Kolumne
Ins Blaue sprechen
Im Urlaub soll der Alltag verschwinden. Weil das selten so richtig klappt, geht unsere Kolumnistin Susanne Niemeyer in Kirchen.
Im Urlaub gehe ich manchmal in Kirchen und hänge da ein bisschen mit Jesus rum – also, er hängt und ich setze mich, dritte Bank vorne rechts. Weil es in Kirchen kühl ist, und wenn es sich nicht gerade um den Kölner Dom handelt, dann ist es auch still. Ich tue nichts Spezielles, ich lasse die Welt einfach draußen. Im Augenblick ist die Lage nämlich ziemlich mau.
Zwar ist Sommer und alle Welt sollte zwischen Aperol und Abendsonne vor sich hindümpeln, aber die Krisen machen keinen Urlaub.
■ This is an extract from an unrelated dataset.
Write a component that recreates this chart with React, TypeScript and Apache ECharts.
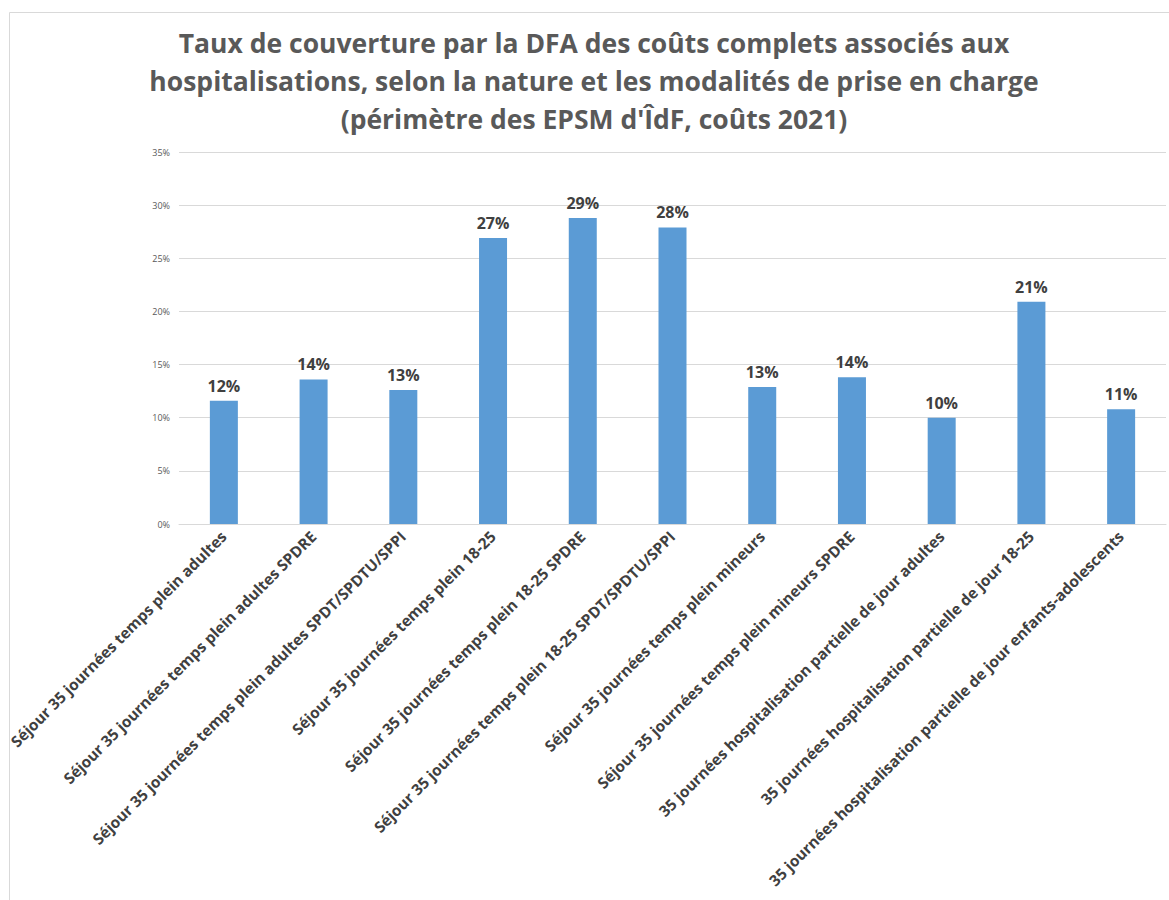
import React, { useEffect, useRef } from "react";
import * as echarts from "echarts";

const categories = [
  "Séjour 35 journées temps plein adultes",
  "Séjour 35 journées temps plein adultes SPDRE",
  "Séjour 35 journées temps plein adultes SPDT/SPDTU/SPPI",
  "Séjour 35 journées temps plein 18-25",
  "Séjour 35 journées temps plein 18-25 SPDRE",
  "Séjour 35 journées temps plein 18-25 SPDT/SPDTU/SPPI",
  "Séjour 35 journées temps plein mineurs",
  "Séjour 35 journées temps plein mineurs SPDRE",
  "35 journées hospitalisation partielle de jour adultes",
  "35 journées hospitalisation partielle de jour 18-25",
  "35 journées hospitalisation partielle de jour enfants-adolescents",
];

const values = [0.116, 0.136, 0.126, 0.269, 0.288, 0.279, 0.129, 0.138, 0.1, 0.209, 0.108];

const titleLines = [
  "Taux de couverture par la DFA des coûts complets associés aux",
  "hospitalisations, selon la nature et les modalités de prise en charge",
  "(périmètre des EPSM d'ÎdF, coûts 2021)",
];

const FONT = "'Open Sans', 'Noto Sans', sans-serif";

export default function App() {
  const ref = useRef<HTMLDivElement>(null);
  useEffect(() => {
    document.body.style.margin = "0";
    const chart = echarts.init(ref.current!, null, { renderer: "svg" });
    chart.setOption({
      animation: false,
      backgroundColor: "#ffffff",
      graphic: [
        {
          type: "rect",
          shape: { x: 9.5, y: 12.5, width: 1300, height: 1000 },
          style: { fill: "none", stroke: "#d9d9d9", lineWidth: 1 },
          silent: true,
        },
        {
          type: "text",
          x: 594,
          y: 24,
          style: {
            text: titleLines.join("\n"),
            fill: "#595959",
            font: `bold 26.5px ${FONT}`,
            lineHeight: 38,
            textAlign: "center",
            textVerticalAlign: "top",
          },
        },
      ],
      grid: { left: 179, right: 3, top: 152, bottom: 376, containLabel: false },
      xAxis: {
        type: "category",
        data: categories,
        axisLine: { lineStyle: { color: "#d9d9d9" } },
        axisTick: { show: false },
        axisLabel: {
          interval: 0,
          rotate: 45,
          margin: 10,
          color: "#404040",
          fontFamily: FONT,
          fontWeight: "bold",
          fontSize: 15.4,
        },
      },
      yAxis: {
        type: "value",
        min: 0,
        max: 0.35,
        interval: 0.05,
        axisLine: { show: false },
        axisTick: { show: false },
        splitLine: { lineStyle: { color: "#d9d9d9" } },
        axisLabel: {
          color: "#595959",
          fontFamily: FONT,
          fontSize: 9,
          margin: 9,
          formatter: (v: number) => `${Math.round(v * 100)}%`,
        },
      },
      series: [
        {
          type: "bar",
          data: values,
          barWidth: 28,
          itemStyle: { color: "#5b9bd5" },
          label: {
            show: true,
            position: "top",
            distance: 7,
            color: "#404040",
            fontFamily: FONT,
            fontWeight: "bold",
            fontSize: 16,
            formatter: (p: any) => `${Math.round(p.value * 100)}%`,
          },
        },
      ],
    });
    return () => chart.dispose();
  }, []);
  return <div ref={ref} style={{ width: 1169, height: 900 }} />;
}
Schon bald ist September, und es werden Rechtsextreme in Landtage gewählt. Im November ist die Wahrscheinlichkeit hoch, dass ein narzisstischer Autokrat eines der mächtigsten Länder der Erde beherrscht. Bei all dem wird mir blümerant. Wenn ich jetzt nicht aufpasse, ist die ganze Urlaubsfreude dahin – und ich brauche Urlaub! Ich muss einfach abschalten.
Was das Leben lebenswert macht
„Sag doch mal“, sage ich zu Jesus, „was das Leben lebenswert macht. Trotz allem. Einer wie du muss doch Profi darin sein: Auch in prekärer Lage Hoffnung zu verbreiten.“ Aber Jesus schweigt. Das überrascht mich nicht, Jesus schweigt eigentlich immer. Ich habe noch nie mit Jesus geredet, und die Leute, die behaupten, das zu tun, überfordern mich, weil ich mich sofort frage, ob ich was falsch mache. Ich sitze einfach da, und Jesus hört meinem Selbstgespräch zu, und das ist ja auch schon mal was. Dass jemand einfach zuhört und dir nicht sofort Lösungsstrategien an den Kopf knallt.
„Weißt du, was gut ist?“, murmele ich. „Holunderbrause mit selbst gemachten Zitroneneiswürfeln. Und dann noch ein Blatt Minze. Überhaupt Minze: Das ist so ein tröstliches Kraut. Wenn du Minze einmal gepflanzt hast, bleibt sie für immer.“
Holunderbrausetrotz
Wir schweigen ein bisschen, und ich frage mich, ob man trotz Weltuntergangsstimmung an Holunderbrause denken darf, und ich kann nicht behaupten, dass Jesus nickt. Aber ich merke, wie ich nicke, weil ich plötzlich sicher bin, dass es wichtig ist, Brause zu trinken und Stockbrot zu essen und nach Sonnencreme zu riechen und Blumen ins Haar zu flechten, weil der Sommer kurz ist, und es ein Jammer wäre, ihn mit Sorgen zu vergeuden.
Und dann stehe ich auf und gehe hinaus ins Blaue und denke: Selbstgespräche sind mit Jesus irgendwie besser.
Zum Weiterdenken
Geh und iss dein Brot mit Freuden, trink deinen Wein mit gutem Mut; denn dein Tun hat Gott schon längst gefallen. Lass deine Kleider weiß sein und nie fehle duftendes Öl in deinem Haar. Genieße das Leben mit dem Menschen, den du lieb hast, solange das Leben dauert, das dir Gott unter der Sonne geschenkt hat.